Infinitif

French infinitive

The infinitive (l'infinitif) is the basic form of a verb that you find when you look it up in a dictionary. It is a non-finite (or "in-finite", hence "infinitive") verb form, which means that it has no expressed or implied subject and shows no tense.

In English, "do" and "write" are infinitives, although we usually precede them with "to" (e.g., "to do", "to write") to make it clear that we are talking about the infinitive. Additionally, many constructions in English use the infinitive preceded by "to". For example:

  • "He wants to go there" uses the infinitive with "to": the full infinitive.
  • "He must go there" used the infinitive without "to": the bare infinitive.

In French, infinitives end in -er, -ir or -re, which gives an indication of the verb family (or conjugation) that they belong to. For example: regarder (to watch), finir (to finish), vendre (to sell). Here are example sentences using these infinitives:

  • Nous allons regarder la télévision.  We are going to watch television.
  • Ils doivent finir leurs devoirs.  They must finish their homework.
  • Je voudrais vendre la maision.  I would like to sell the house.

The French infinitive is very often used after modal verbs (e.g. devoir, pouvoir) and after many other verbs, nouns and adjectives, sometimes linked by a preposition (e.g., à, de) and sometimes not (you just have to learn this!) Here is a short text that illustrates this varied use:

Je veux trouver un emploi. J'ai essayé de trouver un emploi. Cependant, je n'ai pas encore pu trouver un emploi. J'ai besoin de gagner de l'argent et je serais très contentde travailler. Je dois trouver un emploi !

(I want to find a job. I have tried to find a job. However, I have not yet been able to find a job. I need to earn some money and I would be happy to work. I must find a job!)

When any French preposition (except en and après) is followed by a verb, that verb is in the infinitive. In English, prepositions except "to" take the -ing form of the verb. For example:

  • Il faut manger avant d'étudier.  You must eat before studying.
  • Vous ne pouvez pas sortir sans manger.  You can't go out without eating.
  • Au lieu d'y aller à pied, on pourrait prendre l'autobus. Instead of going on foot, we could take the bus.

However,

1) En takes the present participle (-ant):

   On a quitté le théâtre en riant.  We left the theatre laughing.

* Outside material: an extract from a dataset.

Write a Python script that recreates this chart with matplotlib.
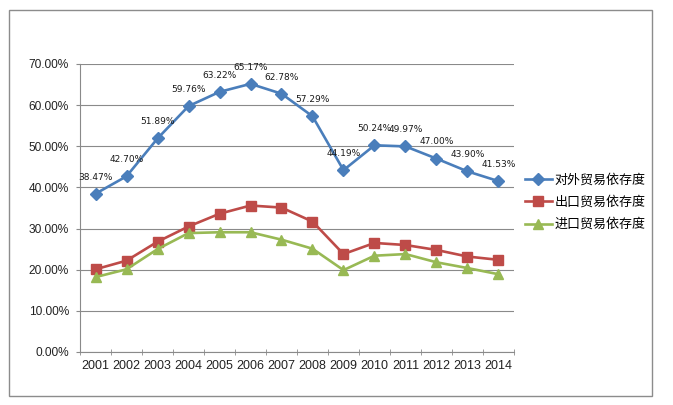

2) Après takes the past infinitive (avoir/être/s'être + past participle):

  • Après avoir étudié, nous avons mangé.  After studying, we ate.
  • Après être partis, nous sommes allés chez nous.  After leaving, we went home.
  • Après s'être assise, Véronique m'a expliqué le problème.  After sitting down, Véronique explained the problem to me.

Additional uses of the French infinitive

1) When the verb is used as a noun, usually the same as the English gerund (-ing form used as a noun):

  • Trouver un emploi n'est pas facile.  Finding a job is not easy. 

2) To summarise an action, without indicating time or tense:

  • Payer 100 euros pour acheter un billet ? Tu blagues !  Pay 100 Euros to buy one ticket? No way!
  • Sortir sans manteau en hiver : c'est fou !  Going out without a coat in winter: that's crazy!

3) For commands in contexts such as instructions and notices:

  • Déchirer ici.  Tear here.
  • Ne pas courir dans les couloirs.  Don't run in the corridors.